*What you should do:* The lines from the top of the material below through the line containing "from matplotlib.lines import Line2D" are to be printed exactly, with pictures omitted.

☆ ☆ ☆ ☆ ☆

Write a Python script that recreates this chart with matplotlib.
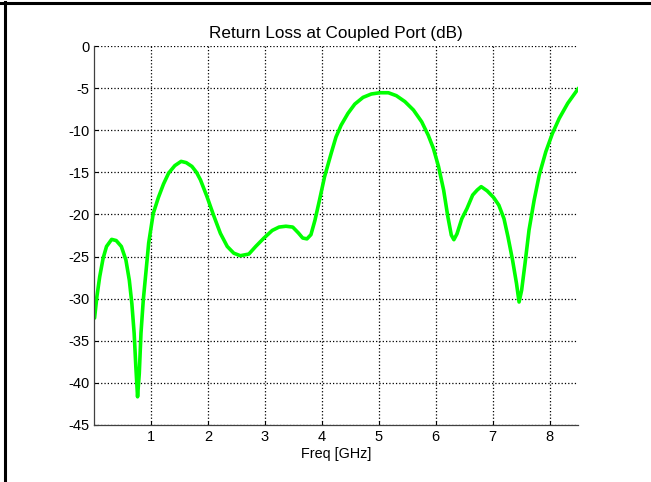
import matplotlib.pyplot as plt
from matplotlib.lines import Line2D

freq = [0.01, 0.05, 0.10, 0.16, 0.22, 0.31, 0.39, 0.48, 0.56, 0.62, 0.665, 0.705,
        0.735, 0.765, 0.795, 0.825, 0.865, 0.91, 0.96, 1.04, 1.13, 1.22, 1.31,
        1.42, 1.53, 1.62, 1.72, 1.80, 1.87, 1.985, 2.10, 2.22, 2.34, 2.455, 2.57,
        2.72, 2.84, 2.985, 3.13, 3.25, 3.37, 3.49, 3.59, 3.665, 3.74, 3.81, 3.88,
        3.96, 4.05, 4.165, 4.25, 4.34, 4.46, 4.58, 4.725, 4.87, 5.02, 5.17, 5.31,
        5.46, 5.61, 5.755, 5.87, 5.96, 6.05, 6.14, 6.215, 6.275, 6.32, 6.375, 6.46,
        6.55, 6.65, 6.73, 6.80, 6.905, 7.02, 7.11, 7.20, 7.27, 7.35, 7.42, 7.465,
        7.51, 7.57, 7.64, 7.73, 7.82, 7.935, 8.05, 8.17, 8.32, 8.51]
rl_db = [-32.3, -29.8, -27.4, -25.2, -23.8, -22.96, -23.1, -23.8, -25.4, -27.8, -30.6, -34.1,
         -38.1, -41.65, -38.9, -34.1, -30.2, -27.0, -23.4, -19.9, -18.0, -16.4, -15.1,
         -14.2, -13.7, -13.85, -14.3, -15.0, -15.9, -17.9, -20.1, -22.25, -23.8, -24.6, -24.9,
         -24.7, -23.8, -22.8, -21.9, -21.5, -21.4, -21.5, -22.2, -22.8, -22.9, -22.4, -20.7,
         -18.3, -15.5, -12.75, -10.8, -9.4, -8.0, -6.9, -6.1, -5.7, -5.55, -5.55, -5.9,
         -6.6, -7.6, -9.0, -10.6, -12.15, -14.3, -17.1, -20.3, -22.45, -23.0, -22.3, -20.5,
         -19.3, -17.7, -17.1, -16.7, -17.2, -18.0, -18.9, -20.5, -22.65, -25.4, -28.2, -30.4,
         -29.0, -25.8, -21.85, -18.3, -15.3, -12.55, -10.4, -8.6, -6.8, -5.0]
xticks = [1, 2, 3, 4, 5, 6, 7, 8]
yticks = [0, -5, -10, -15, -20, -25, -30, -35, -40, -45]

plt.rcParams['font.family'] = ['Liberation Sans', 'DejaVu Sans']

fig = plt.figure(figsize=(6.51, 4.82), dpi=100)
ax = fig.add_axes([94 / 651, 1 - 425 / 482, 484 / 651, 379 / 482])

ax.plot(freq, rl_db, color='#00ff00', lw=2.6, solid_joinstyle='round', solid_capstyle='round')

ax.set_xlim(0, 8.5)
ax.set_ylim(-45, 0)
ax.set_xticks(xticks)
ax.set_yticks(yticks)
ax.set_yticklabels([str(v) for v in yticks])
ax.tick_params(direction='in', length=3, labelsize=10.5, colors='black')
ax.grid(True, color='black', linestyle=':', linewidth=0.9)
ax.set_axisbelow(True)
for s in ['top', 'right']:
    ax.spines[s].set_visible(False)
for s in ['left', 'bottom']:
    ax.spines[s].set_color('#404040')
    ax.spines[s].set_linewidth(0.9)

ax.set_title('Return Loss at Coupled Port (dB)', fontsize=12.3, pad=6)
ax.set_xlabel('Freq [GHz]', fontsize=10.4, labelpad=2)

# outer frame of the screenshot (left and top edges)
fig.add_artist(Line2D([4.5 / 651, 4.5 / 651], [0, 1 - 2 / 482], color='black', lw=2.2))
fig.add_artist(Line2D([0, 1], [1 - 2.5 / 482, 1 - 2.5 / 482], color='black', lw=2.2))

fig.savefig('out.png', dpi=100)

☆ ☆ ☆ ☆ ☆

*Exercise solution:*
Write a Python script that recreates this chart with matplotlib.
import matplotlib.pyplot as plt
from matplotlib.lines import Line2D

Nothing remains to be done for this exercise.